The data:
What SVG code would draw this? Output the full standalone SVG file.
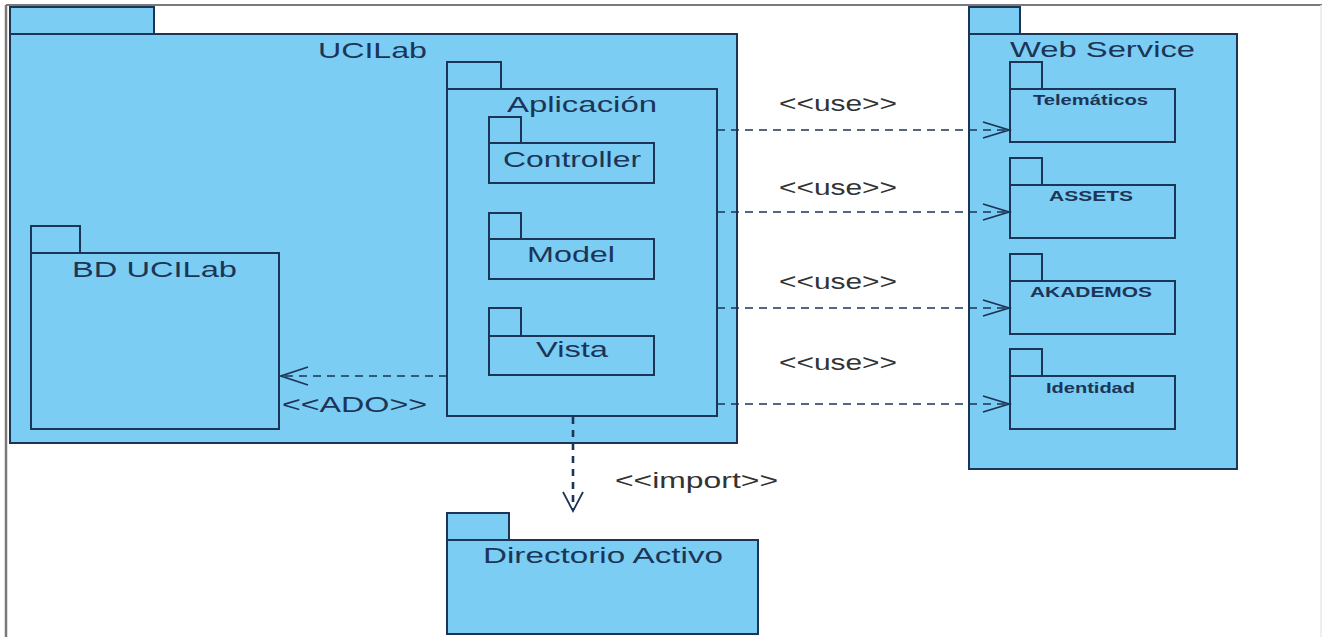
<svg xmlns="http://www.w3.org/2000/svg" width="1327" height="637" viewBox="0 0 1327 637">
<style>
.pk{fill:#7BCDF3;stroke:#1C3557;stroke-width:2}
.t{font-family:"Liberation Sans",Arial,sans-serif;fill:#1C3557;font-size:22px}
.tb{font-family:"Liberation Sans",Arial,sans-serif;fill:#1C3557;font-size:14px;font-weight:bold}
.lb{font-family:"Liberation Sans",Arial,sans-serif;fill:#333;font-size:22px}
.dep{fill:none;stroke:#1C3557;stroke-width:1.6;stroke-dasharray:8 6}
.imp{fill:none;stroke:#1C3557;stroke-width:2.6;stroke-dasharray:7 6}
.hd{fill:none;stroke:#1C3557;stroke-width:1.8}
</style>
<rect width="1327" height="637" fill="#fff"/>
<g id="frame">
<line x1="6" y1="5" x2="6" y2="637" stroke="#7a7a7a" stroke-width="2.5"/>
<line x1="6" y1="5" x2="1322" y2="5" stroke="#7a7a7a" stroke-width="2"/>
<line x1="1321" y1="5" x2="1321" y2="637" stroke="#e8e8e8" stroke-width="1.5"/>
</g>
<g id="UCILab">
<rect class="pk" x="10" y="7" width="144" height="27"/>
<rect class="pk" x="10" y="34" width="727" height="409"/>
<text class="t" x="318" y="58" textLength="109" lengthAdjust="spacingAndGlyphs">UCILab</text>
</g>
<g id="BD_UCILab">
<rect class="pk" x="31" y="226" width="49" height="27"/>
<rect class="pk" x="31" y="253" width="248" height="176"/>
<text class="t" x="72" y="277" textLength="165" lengthAdjust="spacingAndGlyphs">BD UCILab</text>
</g>
<g id="Aplicacion">
<rect class="pk" x="447" y="62" width="54" height="27"/>
<rect class="pk" x="447" y="89" width="270" height="327"/>
<text class="t" x="507" y="112" textLength="150" lengthAdjust="spacingAndGlyphs">Aplicación</text>
</g>
<g id="Controller">
<rect class="pk" x="489" y="117" width="32" height="26"/>
<rect class="pk" x="489" y="143" width="165" height="40"/>
<text class="t" x="503" y="167" textLength="138" lengthAdjust="spacingAndGlyphs">Controller</text>
</g>
<g id="Model">
<rect class="pk" x="489" y="213" width="32" height="26"/>
<rect class="pk" x="489" y="239" width="165" height="40"/>
<text class="t" x="527" y="262" textLength="88" lengthAdjust="spacingAndGlyphs">Model</text>
</g>
<g id="Vista">
<rect class="pk" x="489" y="308" width="32" height="28"/>
<rect class="pk" x="489" y="336" width="165" height="39"/>
<text class="t" x="536" y="357" textLength="72" lengthAdjust="spacingAndGlyphs">Vista</text>
</g>
<g id="WebService">
<rect class="pk" x="969" y="7" width="51" height="27"/>
<rect class="pk" x="969" y="34" width="268" height="435"/>
<text class="t" x="1010" y="57" textLength="185" lengthAdjust="spacingAndGlyphs">Web Service</text>
</g>
<g id="Telematicos">
<rect class="pk" x="1010" y="62" width="32" height="27"/>
<rect class="pk" x="1010" y="89" width="165" height="53"/>
<text class="tb" x="1033" y="105" textLength="115" lengthAdjust="spacingAndGlyphs">Telemáticos</text>
</g>
<g id="ASSETS">
<rect class="pk" x="1010" y="158" width="32" height="27"/>
<rect class="pk" x="1010" y="185" width="165" height="53"/>
<text class="tb" x="1049" y="201" textLength="84" lengthAdjust="spacingAndGlyphs">ASSETS</text>
</g>
<g id="AKADEMOS">
<rect class="pk" x="1010" y="254" width="32" height="27"/>
<rect class="pk" x="1010" y="281" width="165" height="53"/>
<text class="tb" x="1030" y="297" textLength="122" lengthAdjust="spacingAndGlyphs">AKADEMOS</text>
</g>
<g id="Identidad">
<rect class="pk" x="1010" y="349" width="32" height="27"/>
<rect class="pk" x="1010" y="376" width="165" height="53"/>
<text class="tb" x="1046" y="393" textLength="89" lengthAdjust="spacingAndGlyphs">Identidad</text>
</g>
<g id="DirectorioActivo">
<rect class="pk" x="447" y="513" width="62" height="27"/>
<rect class="pk" x="447" y="540" width="311" height="94"/>
<text class="t" x="483" y="563" textLength="240" lengthAdjust="spacingAndGlyphs">Directorio Activo</text>
</g>
<g id="connectors">
<line class="dep" x1="447" y1="376" x2="281" y2="376"/>
<polyline class="hd" points="308,367 281,376 308,385"/>
<text class="t" x="282" y="412" textLength="145" lengthAdjust="spacingAndGlyphs">&lt;&lt;ADO&gt;&gt;</text>

<line class="dep" x1="717" y1="130" x2="1009" y2="130"/>
<polyline class="hd" points="983,122 1009,130 983,138"/>
<text class="lb" x="779" y="111" textLength="118" lengthAdjust="spacingAndGlyphs">&lt;&lt;use&gt;&gt;</text>

<line class="dep" x1="717" y1="212" x2="1009" y2="212"/>
<polyline class="hd" points="983,204 1009,212 983,220"/>
<text class="lb" x="779" y="195" textLength="118" lengthAdjust="spacingAndGlyphs">&lt;&lt;use&gt;&gt;</text>

<line class="dep" x1="717" y1="308" x2="1009" y2="308"/>
<polyline class="hd" points="983,300 1009,308 983,316"/>
<text class="lb" x="779" y="289" textLength="118" lengthAdjust="spacingAndGlyphs">&lt;&lt;use&gt;&gt;</text>

<line class="dep" x1="717" y1="404" x2="1009" y2="404"/>
<polyline class="hd" points="983,396 1009,404 983,412"/>
<text class="lb" x="779" y="370" textLength="118" lengthAdjust="spacingAndGlyphs">&lt;&lt;use&gt;&gt;</text>

<line class="imp" x1="573" y1="417" x2="573" y2="510"/>
<polyline class="hd" points="563,492 573,511 583,492"/>
<text class="lb" x="615" y="488" textLength="163" lengthAdjust="spacingAndGlyphs">&lt;&lt;import&gt;&gt;</text>
</g>
</svg>
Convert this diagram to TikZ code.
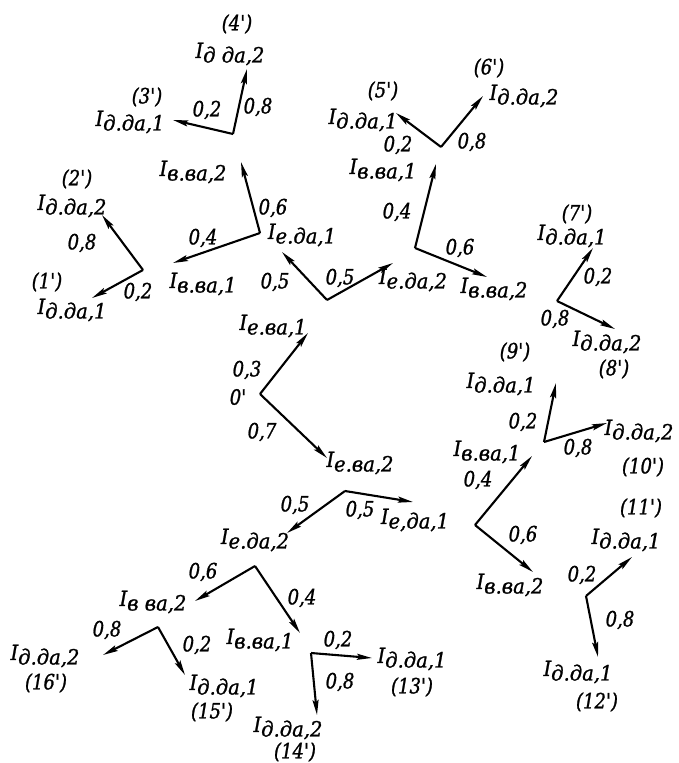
\documentclass[tikz,border=0pt]{standalone}
\usepackage{fontspec}
\setmainfont{DejaVu Serif}
\newfontfamily\gostfont{DejaVu Serif}[FakeBold=1.2]
\usetikzlibrary{arrows.meta}
\newcommand{\Lb}[1]{\scalebox{0.93}[1]{I\raisebox{-4.5pt}{#1}}}
\newcommand{\Nm}[1]{\scalebox{0.86}[1]{#1}}
\begin{document}
\begin{tikzpicture}[x=1pt,y=-1pt,
  arr/.style={line width=2.1pt,-{Stealth[length=15pt,width=6pt,inset=2.5pt]}},
  lab/.style={font=\gostfont\fontsize{21}{24}\selectfont\itshape,inner sep=0pt},
  num/.style={font=\gostfont\fontsize{21}{24}\selectfont\itshape,inner sep=0pt}]
\useasboundingbox (0,0) rectangle (679,763);
% ---------- O'
\coordinate (vA) at (260,394);
\coordinate (tA1) at (308,333);
\coordinate (tA2) at (327,458);
\draw[arr] (vA) -- (tA1);
\draw[arr] (vA) -- (tA2);
\node[num] (nA1) at (247,370) {\Nm{0,3}};
\node[num] (nA2) at (262,432) {\Nm{0,7}};
\node[num] (oA) at (238,397) {\Nm{0'}};
\node[lab] (lA1) at (273,326) {\Lb{е.ва,1}};
\node[lab] (lA2) at (360,463) {\Lb{е.ва,2}};
% ---------- B
\coordinate (vB) at (327,300);
\coordinate (tB1) at (282,252);
\coordinate (tB2) at (393,263);
\draw[arr] (vB) -- (tB1);
\draw[arr] (vB) -- (tB2);
\node[num] (nB1) at (275,282) {\Nm{0,5}};
\node[num] (nB2) at (340,278) {\Nm{0,5}};
\node[lab] (lB1) at (302,235) {\Lb{е.да,1}};
\node[lab] (lB2) at (413,280) {\Lb{е.да,2}};
% ---------- C
\coordinate (vC) at (260,233);
\coordinate (tC1) at (241,162);
\coordinate (tC2) at (173,263);
\draw[arr] (vC) -- (tC1);
\draw[arr] (vC) -- (tC2);
\node[num] (nC1) at (273,208) {\Nm{0,6}};
\node[num] (nC2) at (203,238) {\Nm{0,4}};
\node[lab] (lC1) at (193,172) {\Lb{в.ва,2}};
\node[lab] (lC2) at (203,284) {\Lb{в.ва,1}};
% ---------- D (1',2')
\coordinate (vD) at (143,270);
\coordinate (tD1) at (102,215);
\coordinate (tD2) at (92,298);
\draw[arr] (vD) -- (tD1);
\draw[arr] (vD) -- (tD2);
\node[num] (nD1) at (82,243) {\Nm{0,8}};
\node[num] (nD2) at (138,292) {\Nm{0,2}};
\node[lab] (lD1) at (72,206) {\Lb{д.да,2}};
\node[num] (pD1) at (77,179) {\Nm{(2')}};
\node[lab] (lD2) at (72,310) {\Lb{д.да,1}};
\node[num] (pD2) at (47,282) {\Nm{(1')}};
% ---------- E (3',4')
\coordinate (vE) at (233,134);
\coordinate (tE1) at (247,69);
\coordinate (tE2) at (173,120);
\draw[arr] (vE) -- (tE1);
\draw[arr] (vE) -- (tE2);
\node[num] (nE1) at (258,107) {\Nm{0,8}};
\node[num] (nE2) at (207,110) {\Nm{0,2}};
\node[lab] (lE1) at (230,54) {\Lb{д да,2}};
\node[num] (pE1) at (237,24) {\Nm{(4')}};
\node[lab] (lE2) at (130,122) {\Lb{д.да,1}};
\node[num] (pE2) at (147,97) {\Nm{(3')}};
% ---------- F
\coordinate (vF) at (415,248);
\coordinate (tF1) at (436,164);
\coordinate (tF2) at (487,277);
\draw[arr] (vF) -- (tF1);
\draw[arr] (vF) -- (tF2);
\node[num] (nF1) at (397,212) {\Nm{0,4}};
\node[num] (nF2) at (460,248) {\Nm{0,6}};
\node[lab] (lF1) at (383,170) {\Lb{в.ва,1}};
\node[lab] (lF2) at (494,289) {\Lb{в.ва,2}};
% ---------- G (5',6')
\coordinate (vG) at (441,147);
\coordinate (tG1) at (396,113);
\coordinate (tG2) at (483,96);
\draw[arr] (vG) -- (tG1);
\draw[arr] (vG) -- (tG2);
\node[num] (nG1) at (398,145) {\Nm{0,2}};
\node[num] (nG2) at (472,142) {\Nm{0,8}};
\node[lab] (lG1) at (363,120) {\Lb{д.да,1}};
\node[num] (pG1) at (383,91) {\Nm{(5')}};
\node[lab] (lG2) at (524,96) {\Lb{д.да,2}};
\node[num] (pG2) at (489,68) {\Nm{(6')}};
% ---------- H (7',8')
\coordinate (vH) at (557,301);
\coordinate (tH1) at (593,248);
\coordinate (tH2) at (615,329);
\draw[arr] (vH) -- (tH1);
\draw[arr] (vH) -- (tH2);
\node[num] (nH1) at (598,277) {\Nm{0,2}};
\node[num] (nH2) at (555,319) {\Nm{0,8}};
\node[lab] (lH1) at (572,236) {\Lb{д.да,1}};
\node[num] (pH1) at (577,214) {\Nm{(7')}};
\node[lab] (lH2) at (607,342) {\Lb{д.да,2}};
\node[num] (pH2) at (614,369) {\Nm{(8')}};
% ---------- I (9',10')
\coordinate (vI) at (544,442);
\coordinate (tI1) at (556,383);
\coordinate (tI2) at (607,423);
\draw[arr] (vI) -- (tI1);
\draw[arr] (vI) -- (tI2);
\node[num] (nI1) at (523,422) {\Nm{0,2}};
\node[num] (nI2) at (578,448) {\Nm{0,8}};
\node[lab] (lI1) at (501,384) {\Lb{д.да,1}};
\node[num] (pI1) at (515,352) {\Nm{(9')}};
\node[lab] (lI2) at (639,431) {\Lb{д.да,2}};
\node[num] (pI2) at (643,467) {\Nm{(10')}};
% ---------- J
\coordinate (vJ) at (475,525);
\coordinate (tJ1) at (532,456);
\coordinate (tJ2) at (533,572);
\draw[arr] (vJ) -- (tJ1);
\draw[arr] (vJ) -- (tJ2);
\node[num] (nJ1) at (478,480) {\Nm{0,4}};
\node[num] (nJ2) at (523,535) {\Nm{0,6}};
\node[lab] (lJ1) at (487,452) {\Lb{в.ва,1}};
\node[lab] (lJ2) at (510,585) {\Lb{в.ва,2}};
% ---------- K (11',12')
\coordinate (vK) at (586,596);
\coordinate (tK1) at (632,557);
\coordinate (tK2) at (598,657);
\draw[arr] (vK) -- (tK1);
\draw[arr] (vK) -- (tK2);
\node[num] (nK1) at (582,575) {\Nm{0,2}};
\node[num] (nK2) at (620,620) {\Nm{0,8}};
\node[lab] (lK1) at (626,540) {\Lb{д.да,1}};
\node[num] (pK1) at (641,508) {\Nm{(11')}};
\node[lab] (lK2) at (578,672) {\Lb{д.да,1}};
\node[num] (pK2) at (597,702) {\Nm{(12')}};
% ---------- L
\coordinate (vL) at (345,491);
\coordinate (tL1) at (413,502);
\coordinate (tL2) at (287,533);
\draw[arr] (vL) -- (tL1);
\draw[arr] (vL) -- (tL2);
\node[num] (nL1) at (360,510) {\Nm{0,5}};
\node[num] (nL2) at (295,505) {\Nm{0,5}};
\node[lab] (lL1) at (415,520) {\Lb{е,да,1}};
\node[lab] (lL2) at (255,540) {\Lb{е.да,2}};
% ---------- M
\coordinate (vM) at (255,566);
\coordinate (tM1) at (195,601);
\coordinate (tM2) at (300,633);
\draw[arr] (vM) -- (tM1);
\draw[arr] (vM) -- (tM2);
\node[num] (nM1) at (203,572) {\Nm{0,6}};
\node[num] (nM2) at (302,598) {\Nm{0,4}};
\node[lab] (lM1) at (153,602) {\Lb{в ва,2}};
\node[lab] (lM2) at (260,640) {\Lb{в.ва,1}};
% ---------- N (15',16')
\coordinate (vN) at (158,627);
\coordinate (tN1) at (103,655);
\coordinate (tN2) at (185,675);
\draw[arr] (vN) -- (tN1);
\draw[arr] (vN) -- (tN2);
\node[num] (nN1) at (107,630) {\Nm{0,8}};
\node[num] (nN2) at (197,645) {\Nm{0,2}};
\node[lab] (lN1) at (45,656) {\Lb{д.да,2}};
\node[num] (pN1) at (46,683) {\Nm{(16')}};
\node[lab] (lN2) at (224,686) {\Lb{д.да,1}};
\node[num] (pN2) at (212,712) {\Nm{(15')}};
% ---------- O (13',14')
\coordinate (vO) at (311,653);
\coordinate (tO1) at (372,658);
\coordinate (tO2) at (317,715);
\draw[arr] (vO) -- (tO1);
\draw[arr] (vO) -- (tO2);
\node[num] (nO1) at (338,640) {\Nm{0,2}};
\node[num] (nO2) at (340,682) {\Nm{0,8}};
\node[lab] (lO1) at (412,659) {\Lb{д.да,1}};
\node[num] (pO1) at (412,687) {\Nm{(13')}};
\node[lab] (lO2) at (288,728) {\Lb{д.да,2}};
\node[num] (pO2) at (295,752) {\Nm{(14')}};
\end{tikzpicture}
\end{document}
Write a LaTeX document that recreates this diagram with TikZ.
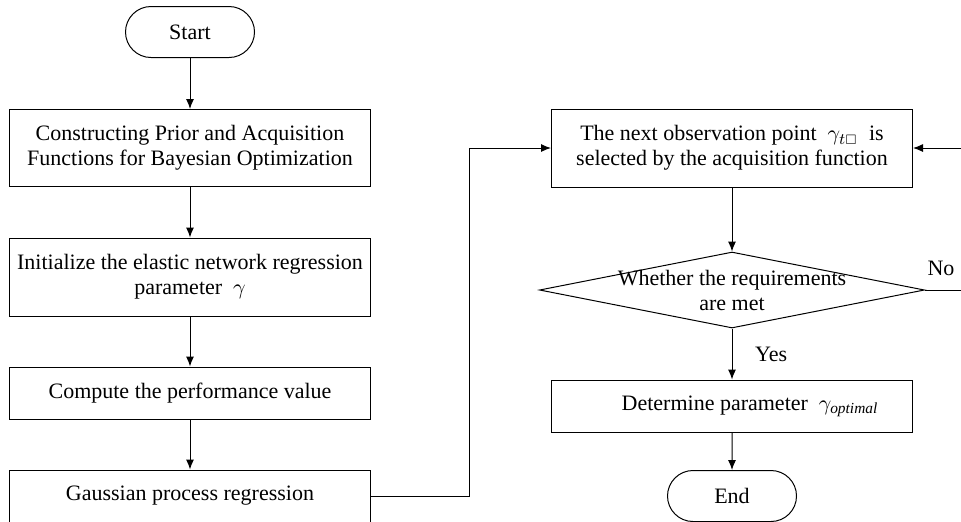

Written exercise: Work out how many lines in the records above contain the word "this", and reply with that number alone.

Solved problem: 3